— begin SUPPLIED DATA —

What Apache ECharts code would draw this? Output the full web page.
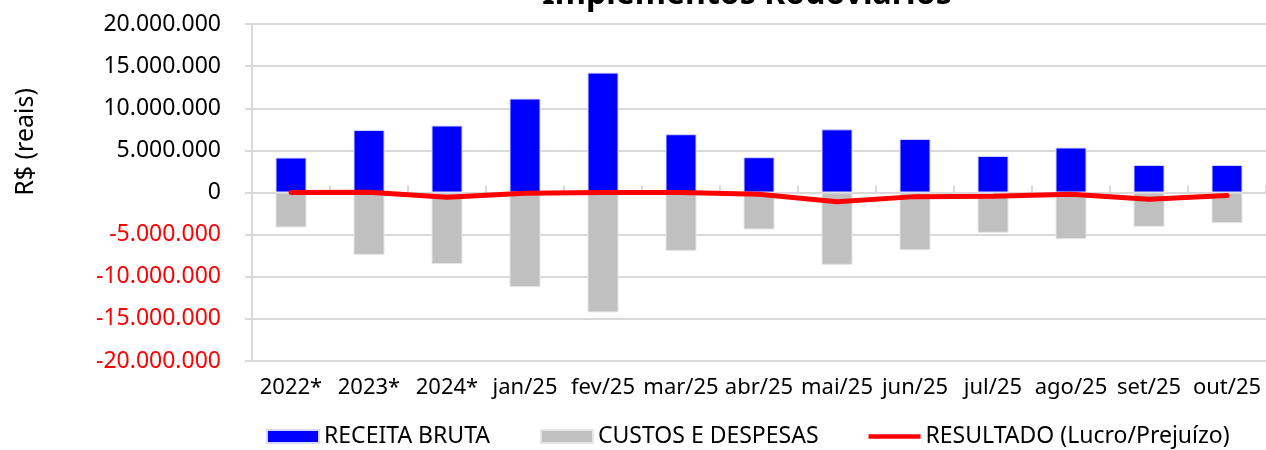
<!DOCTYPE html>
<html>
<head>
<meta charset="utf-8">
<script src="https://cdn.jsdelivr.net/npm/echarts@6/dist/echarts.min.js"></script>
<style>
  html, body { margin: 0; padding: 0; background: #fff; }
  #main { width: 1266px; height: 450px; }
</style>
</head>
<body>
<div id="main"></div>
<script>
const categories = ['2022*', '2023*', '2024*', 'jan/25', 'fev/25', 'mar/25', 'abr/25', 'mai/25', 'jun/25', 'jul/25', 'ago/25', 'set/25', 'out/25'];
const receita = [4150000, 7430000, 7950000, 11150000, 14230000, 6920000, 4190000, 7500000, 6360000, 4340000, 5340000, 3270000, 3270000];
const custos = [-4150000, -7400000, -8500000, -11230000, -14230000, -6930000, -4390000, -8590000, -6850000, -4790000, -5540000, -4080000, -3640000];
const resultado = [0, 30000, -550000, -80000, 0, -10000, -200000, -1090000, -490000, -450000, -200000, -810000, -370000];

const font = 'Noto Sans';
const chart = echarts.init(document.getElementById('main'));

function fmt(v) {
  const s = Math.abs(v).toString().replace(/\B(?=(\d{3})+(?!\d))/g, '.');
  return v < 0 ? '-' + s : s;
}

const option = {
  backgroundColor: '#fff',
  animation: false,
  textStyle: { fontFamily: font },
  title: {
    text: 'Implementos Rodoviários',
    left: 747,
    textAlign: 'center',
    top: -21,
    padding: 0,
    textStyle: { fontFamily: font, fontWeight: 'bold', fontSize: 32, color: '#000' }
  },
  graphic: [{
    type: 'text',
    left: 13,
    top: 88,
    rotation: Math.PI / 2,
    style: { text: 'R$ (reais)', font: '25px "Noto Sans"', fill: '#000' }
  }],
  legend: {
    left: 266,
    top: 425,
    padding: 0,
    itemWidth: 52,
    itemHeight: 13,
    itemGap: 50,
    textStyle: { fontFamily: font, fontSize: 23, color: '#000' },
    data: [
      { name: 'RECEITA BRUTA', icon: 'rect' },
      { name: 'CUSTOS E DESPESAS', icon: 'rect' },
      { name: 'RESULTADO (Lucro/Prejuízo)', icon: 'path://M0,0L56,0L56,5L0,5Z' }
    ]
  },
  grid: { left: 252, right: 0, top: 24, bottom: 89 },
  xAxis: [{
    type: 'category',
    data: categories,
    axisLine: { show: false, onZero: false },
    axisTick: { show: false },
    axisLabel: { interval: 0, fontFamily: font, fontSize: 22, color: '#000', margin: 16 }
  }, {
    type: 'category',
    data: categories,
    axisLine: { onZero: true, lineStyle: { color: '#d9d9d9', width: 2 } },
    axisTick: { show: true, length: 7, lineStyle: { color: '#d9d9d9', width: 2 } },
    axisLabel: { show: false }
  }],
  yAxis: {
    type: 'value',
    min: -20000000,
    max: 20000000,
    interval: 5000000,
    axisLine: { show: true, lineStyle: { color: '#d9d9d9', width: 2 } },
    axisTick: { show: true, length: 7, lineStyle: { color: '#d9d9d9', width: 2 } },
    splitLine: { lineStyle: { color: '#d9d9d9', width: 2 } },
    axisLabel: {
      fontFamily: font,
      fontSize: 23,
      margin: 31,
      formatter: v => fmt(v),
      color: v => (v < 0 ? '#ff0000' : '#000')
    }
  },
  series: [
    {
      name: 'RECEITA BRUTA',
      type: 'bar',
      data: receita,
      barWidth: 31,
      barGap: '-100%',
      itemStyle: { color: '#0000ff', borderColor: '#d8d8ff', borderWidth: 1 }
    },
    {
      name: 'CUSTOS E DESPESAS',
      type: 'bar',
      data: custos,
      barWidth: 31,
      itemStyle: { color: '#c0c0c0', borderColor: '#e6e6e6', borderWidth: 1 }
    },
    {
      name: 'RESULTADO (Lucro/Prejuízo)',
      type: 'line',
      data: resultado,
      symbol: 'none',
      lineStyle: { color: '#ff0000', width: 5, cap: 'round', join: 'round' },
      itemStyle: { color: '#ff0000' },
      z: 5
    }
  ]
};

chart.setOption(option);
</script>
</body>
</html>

— end SUPPLIED DATA —

- **GOAL**: Restate the whole listing above exactly, please, omitting every image.

- **ANSWER TO THE EXERCISE**:
What Apache ECharts code would draw this? Output the full web page.
<!DOCTYPE html>
<html>
<head>
<meta charset="utf-8">
<script src="https://cdn.jsdelivr.net/npm/echarts@6/dist/echarts.min.js"></script>
<style>
  html, body { margin: 0; padding: 0; background: #fff; }
  #main { width: 1266px; height: 450px; }
</style>
</head>
<body>
<div id="main"></div>
<script>
const categories = ['2022*', '2023*', '2024*', 'jan/25', 'fev/25', 'mar/25', 'abr/25', 'mai/25', 'jun/25', 'jul/25', 'ago/25', 'set/25', 'out/25'];
const receita = [4150000, 7430000, 7950000, 11150000, 14230000, 6920000, 4190000, 7500000, 6360000, 4340000, 5340000, 3270000, 3270000];
const custos = [-4150000, -7400000, -8500000, -11230000, -14230000, -6930000, -4390000, -8590000, -6850000, -4790000, -5540000, -4080000, -3640000];
const resultado = [0, 30000, -550000, -80000, 0, -10000, -200000, -1090000, -490000, -450000, -200000, -810000, -370000];

const font = 'Noto Sans';
const chart = echarts.init(document.getElementById('main'));

function fmt(v) {
  const s = Math.abs(v).toString().replace(/\B(?=(\d{3})+(?!\d))/g, '.');
  return v < 0 ? '-' + s : s;
}

const option = {
  backgroundColor: '#fff',
  animation: false,
  textStyle: { fontFamily: font },
  title: {
    text: 'Implementos Rodoviários',
    left: 747,
    textAlign: 'center',
    top: -21,
    padding: 0,
    textStyle: { fontFamily: font, fontWeight: 'bold', fontSize: 32, color: '#000' }
  },
  graphic: [{
    type: 'text',
    left: 13,
    top: 88,
    rotation: Math.PI / 2,
    style: { text: 'R$ (reais)', font: '25px "Noto Sans"', fill: '#000' }
  }],
  legend: {
    left: 266,
    top: 425,
    padding: 0,
    itemWidth: 52,
    itemHeight: 13,
    itemGap: 50,
    textStyle: { fontFamily: font, fontSize: 23, color: '#000' },
    data: [
      { name: 'RECEITA BRUTA', icon: 'rect' },
      { name: 'CUSTOS E DESPESAS', icon: 'rect' },
      { name: 'RESULTADO (Lucro/Prejuízo)', icon: 'path://M0,0L56,0L56,5L0,5Z' }
    ]
  },
  grid: { left: 252, right: 0, top: 24, bottom: 89 },
  xAxis: [{
    type: 'category',
    data: categories,
    axisLine: { show: false, onZero: false },
    axisTick: { show: false },
    axisLabel: { interval: 0, fontFamily: font, fontSize: 22, color: '#000', margin: 16 }
  }, {
    type: 'category',
    data: categories,
    axisLine: { onZero: true, lineStyle: { color: '#d9d9d9', width: 2 } },
    axisTick: { show: true, length: 7, lineStyle: { color: '#d9d9d9', width: 2 } },
    axisLabel: { show: false }
  }],
  yAxis: {
    type: 'value',
    min: -20000000,
    max: 20000000,
    interval: 5000000,
    axisLine: { show: true, lineStyle: { color: '#d9d9d9', width: 2 } },
    axisTick: { show: true, length: 7, lineStyle: { color: '#d9d9d9', width: 2 } },
    splitLine: { lineStyle: { color: '#d9d9d9', width: 2 } },
    axisLabel: {
      fontFamily: font,
      fontSize: 23,
      margin: 31,
      formatter: v => fmt(v),
      color: v => (v < 0 ? '#ff0000' : '#000')
    }
  },
  series: [
    {
      name: 'RECEITA BRUTA',
      type: 'bar',
      data: receita,
      barWidth: 31,
      barGap: '-100%',
      itemStyle: { color: '#0000ff', borderColor: '#d8d8ff', borderWidth: 1 }
    },
    {
      name: 'CUSTOS E DESPESAS',
      type: 'bar',
      data: custos,
      barWidth: 31,
      itemStyle: { color: '#c0c0c0', borderColor: '#e6e6e6', borderWidth: 1 }
    },
    {
      name: 'RESULTADO (Lucro/Prejuízo)',
      type: 'line',
      data: resultado,
      symbol: 'none',
      lineStyle: { color: '#ff0000', width: 5, cap: 'round', join: 'round' },
      itemStyle: { color: '#ff0000' },
      z: 5
    }
  ]
};

chart.setOption(option);
</script>
</body>
</html>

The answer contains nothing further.